[Montpellier] « L’un m’a demandé si je ne faisais pas partie de Copwatch »

Montpellier. Il filme des policiers en train de griller un feu : « Efface ton film ou on t’embarque »

L’utilisation de la fonction caméra sur un téléphone portable peut devenir la source d’ennuis insoupçonnés. Surtout si la scène filmée sur la voie publique fait apparaître des policiers. Ce constat amer est dressé par un jeune commerçant montpelliérain qui raconte volontiers sa désagréable expérience survenue le 23 juillet dernier, en milieu de journée.

Il est un peu plus de midi et Arnaud est assis en terrasse, en compagnie d’un ami, au bout du boulevard Louis-Blanc, côté Corum. Quelques jours plus tôt, sur le même boulevard, il s’est fait enlever son véhicule, stationné sur une place livraison, mais il conteste l’intervention de la fourrière et entend préparer un dossier afin de faire annuler le procès-verbal qui lui a été adressé.

Il filme des policiers en train de griller un feu

« J’ai pris des tas de photos de voitures de la police municipale, garées sur des emplacements réservés. Et là, je filme une voiture, toujours de la police, qui est en train de griller un feu, sans gyrophare. Derrière elle, se trouve une autre voiture qui passe aussi au feu rouge », explique le jeune homme, qui n’a par ailleurs pas d’activité militante particulière.

Il se trouve que le second véhicule est occupé par trois policiers en civil et qu’au moins un des fonctionnaires a remarqué que la scène venait d’être enregistrée par Arnaud avec son téléphone. La voiture banalisée s’arrête. « Après quelques tutoiements sommaires et un comportement qui m’a indigné », assure son ami, les policiers demandent à voir le petit film et exigent aussitôt sa suppression. « L’un m’a dit : « Je ne veux pas voir ma tête sur une vidéo. » Mais on les aperçoit trois secondes. »

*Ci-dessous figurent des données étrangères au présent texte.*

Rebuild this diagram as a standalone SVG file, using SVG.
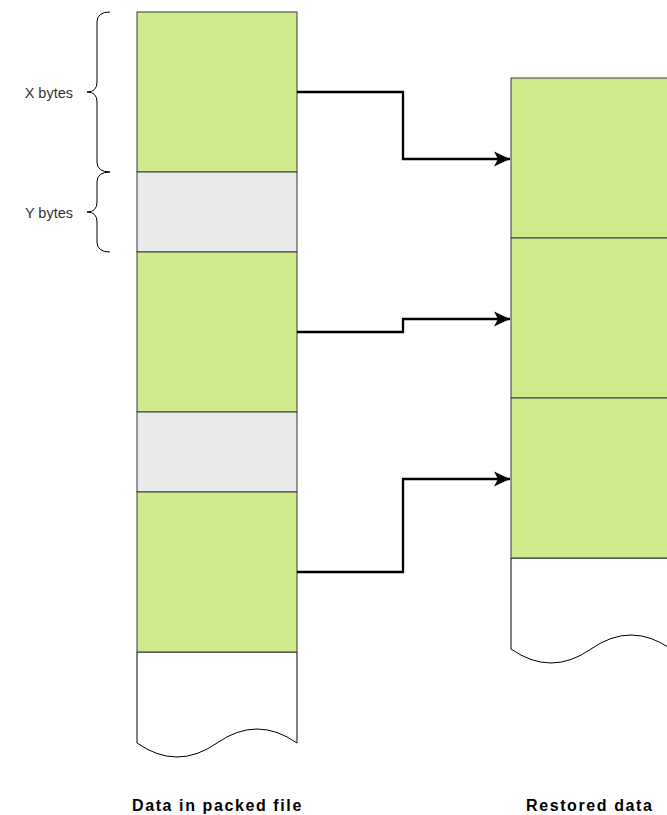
<svg xmlns="http://www.w3.org/2000/svg" width="667" height="815" viewBox="0 0 667 815">
<defs>
<style>
.g{fill:#cdeb8b;stroke:#36393d;stroke-width:1}
.s{fill:#eaeaea;stroke:#36393d;stroke-width:1}
.doc{fill:#ffffff;stroke:#000000;stroke-width:1}
.br{fill:none;stroke:#000000;stroke-width:1}
.lbl{font-family:"Liberation Sans",Arial,sans-serif;font-size:14.5px;fill:#333333}
.ttl{font-family:"Liberation Sans",Arial,sans-serif;font-size:16px;font-weight:bold;fill:#000000;letter-spacing:1.6px}
.c{fill:none;stroke:#000000;stroke-width:2.3}
</style>
<marker id="ah" markerUnits="userSpaceOnUse" markerWidth="18" markerHeight="18" viewBox="0 0 18 18" refX="16" refY="9" orient="auto">
<path d="M0,1.5 L16,9 L0,16.5 L4,9 Z" fill="#000000"/>
</marker>
</defs>
<g id="packed-tail"><path class="doc" d="M137,652 L297,652 L297,743 Q257,715 217,743 Q177,771 137,743 Z"/></g>
<g id="packed-x1"><rect class="g" x="137" y="12" width="160" height="160"/></g>
<g id="packed-y1"><rect class="s" x="137" y="172" width="160" height="80"/></g>
<g id="packed-x2"><rect class="g" x="137" y="252" width="160" height="160"/></g>
<g id="packed-y2"><rect class="s" x="137" y="412" width="160" height="80"/></g>
<g id="packed-x3"><rect class="g" x="137" y="492" width="160" height="160"/></g>
<g id="restored-tail"><path class="doc" d="M511,558 L671,558 L671,649 Q631,621 591,649 Q551,677 511,649 Z"/></g>
<g id="restored-1"><rect class="g" x="511" y="78" width="160" height="160"/></g>
<g id="restored-2"><rect class="g" x="511" y="238" width="160" height="160"/></g>
<g id="restored-3"><rect class="g" x="511" y="398" width="160" height="160"/></g>
<g id="brace-x">
<path class="br" d="M110,12 Q97,12 97,22 L97,82 Q97,92 87,92 Q97,92 97,102 L97,162 Q97,172 110,172"/>
<text class="lbl" x="73" y="98" text-anchor="end">X bytes</text>
</g>
<g id="brace-y">
<path class="br" d="M110,172 Q97,172 97,182 L97,202 Q97,212 87,212 Q97,212 97,222 L97,242 Q97,252 110,252"/>
<text class="lbl" x="73" y="218" text-anchor="end">Y bytes</text>
</g>
<g id="title-packed"><text class="ttl" x="132" y="811">Data in packed file</text></g>
<g id="title-restored"><text class="ttl" x="526" y="811">Restored data</text></g>
<g id="connectors">
<path class="c" d="M297,92 L403,92 L403,159 L510,159" marker-end="url(#ah)"/>
<path class="c" d="M297,332 L403,332 L403,319 L510,319" marker-end="url(#ah)"/>
<path class="c" d="M297,572 L403,572 L403,479 L510,479" marker-end="url(#ah)"/>
</g>
</svg>
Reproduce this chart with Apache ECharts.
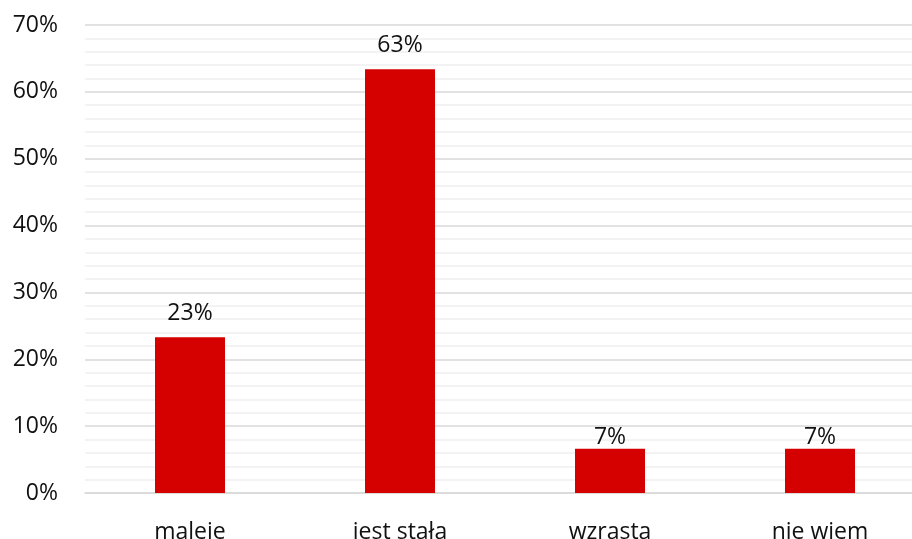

Les policiers demandent la suppression des images

Arnaud et son ami rappellent qu’il est légal « de filmer la voie publique ainsi que tout représentant de la fonction publique ». Mais pour les policiers, les images doivent être supprimées, assure encore Arnaud. Face à son refus formel, il est donc « convié avec insistance » au commissariat central, où le bras de fer se poursuit.

« D’autres policiers sont venus. Ils m’ont dit qu’un technicien allait effacer juste les images où ils apparaissaient. Ils ont tous ordonné que j’efface la vidéo. L’un m’a demandé si je ne faisais pas partie de Copwatch. Au début, je n’ai pas compris. »

Le commerçant assure que l’entrevue, qui va durer jusqu’à 15 h 30, se déroule hors de tout cadre légal en dépit de ses demandes d’être entendu par un représentant du parquet ou d’appeler un avocat. Alertés, les services du commissariat indiquent effectivement qu’aucune procédure particulière n’a été consignée au sujet d’une vidéo controversée…

De guerre lasse, après deux heures de pression, Arnaud finit par accepter de faire disparaître le petit film. Son portable passe ensuite de main en main d’agents, qui tiennent à vérifier que l’appareil ne recèle pas un enregistrement caché.

Commerçant dans le centre-ville, le jeune homme dit entretenir des bonnes relations avec les policiers de la ville et n’a donc pas souhaité engager une procédure pour abus de pouvoir. Son trouble n’en est pas pour autant dissipé.